** Task instructions **
Print the listing from its top line through the line containing "rectangle (431, 350);", nothing more, and leave out the pictures.

** Source data **
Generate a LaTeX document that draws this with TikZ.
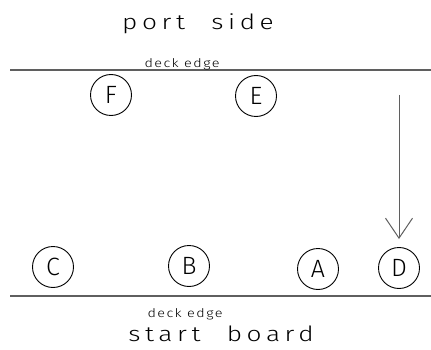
\documentclass[tikz,border=0pt]{standalone}
\usepackage{fontspec}
\newfontfamily\cadfont{Fira Sans Light}[FakeStretch=1.2, LetterSpace=12]
\newfontfamily\cadwide{Fira Sans Light}[FakeStretch=1.25, LetterSpace=22, WordSpace=2.2]
\newfontfamily\cadnarrow{Fira Sans Light}
\usetikzlibrary{arrows.meta}
\definecolor{deck}{RGB}{95, 95, 95}
\newcommand*{\rad}{20.5}

\begin{document}
\begin{tikzpicture}[
   x=1pt, y=-1pt,
   slot/.style={circle, draw=black, fill=white, line width=0.9, text=black,
                inner sep=0, minimum size=2*\rad,
                font=\cadnarrow\fontsize{25}{25}\selectfont},
   side/.style={anchor=base, text=black, inner sep=0,
                font=\cadwide\fontsize{21}{21}\selectfont},
   edgelabel/.style={anchor=base, text=black, inner sep=0,
                     font=\cadfont\fontsize{12}{12}\selectfont},
   deckline/.style={draw=deck, line width=1.3}
  ]

  % Frame
  \useasboundingbox (0, 0) rectangle (431, 350);

  % Deck edges
  \coordinate (portL) at (10, 70);
  \coordinate (portR) at (431, 70);
  \coordinate (starL) at (10, 296);
  \coordinate (starR) at (431, 296);
  \draw[deckline] (portL) -- (portR);
  \draw[deckline] (starL) -- (starR);

  \node (port) at (198, 30) [side] {port side};
  \node (portedge) at (182, 68) [edgelabel] {deck edge};
  \node (staredge) at (185, 317) [edgelabel] {deck edge};
  \node (star) at (221, 341) [side] {start board};

  % Positions
  \node (F) at (111, 95) [slot] {F};
  \node (E) at (256, 96) [slot] {E};

  \node (C) at (53, 267) [slot] {C};
  \node (B) at (189, 266) [slot] {B};
  \node (A) at (318, 269) [slot] {A};
  \node (D) at (399, 268) [slot] {D};

  \coordinate (Dstart) at (399, 95);
  \draw[->, >={Straight Barb[length=20pt, width=27pt]}, color=deck,
        line width=1, shorten >=8pt] (Dstart) -- (D);

\end{tikzpicture}
\end{document}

** Answer to this exercise **
Generate a LaTeX document that draws this with TikZ.
\documentclass[tikz,border=0pt]{standalone}
\usepackage{fontspec}
\newfontfamily\cadfont{Fira Sans Light}[FakeStretch=1.2, LetterSpace=12]
\newfontfamily\cadwide{Fira Sans Light}[FakeStretch=1.25, LetterSpace=22, WordSpace=2.2]
\newfontfamily\cadnarrow{Fira Sans Light}
\usetikzlibrary{arrows.meta}
\definecolor{deck}{RGB}{95, 95, 95}
\newcommand*{\rad}{20.5}

\begin{document}
\begin{tikzpicture}[
   x=1pt, y=-1pt,
   slot/.style={circle, draw=black, fill=white, line width=0.9, text=black,
                inner sep=0, minimum size=2*\rad,
                font=\cadnarrow\fontsize{25}{25}\selectfont},
   side/.style={anchor=base, text=black, inner sep=0,
                font=\cadwide\fontsize{21}{21}\selectfont},
   edgelabel/.style={anchor=base, text=black, inner sep=0,
                     font=\cadfont\fontsize{12}{12}\selectfont},
   deckline/.style={draw=deck, line width=1.3}
  ]

  % Frame
  \useasboundingbox (0, 0) rectangle (431, 350);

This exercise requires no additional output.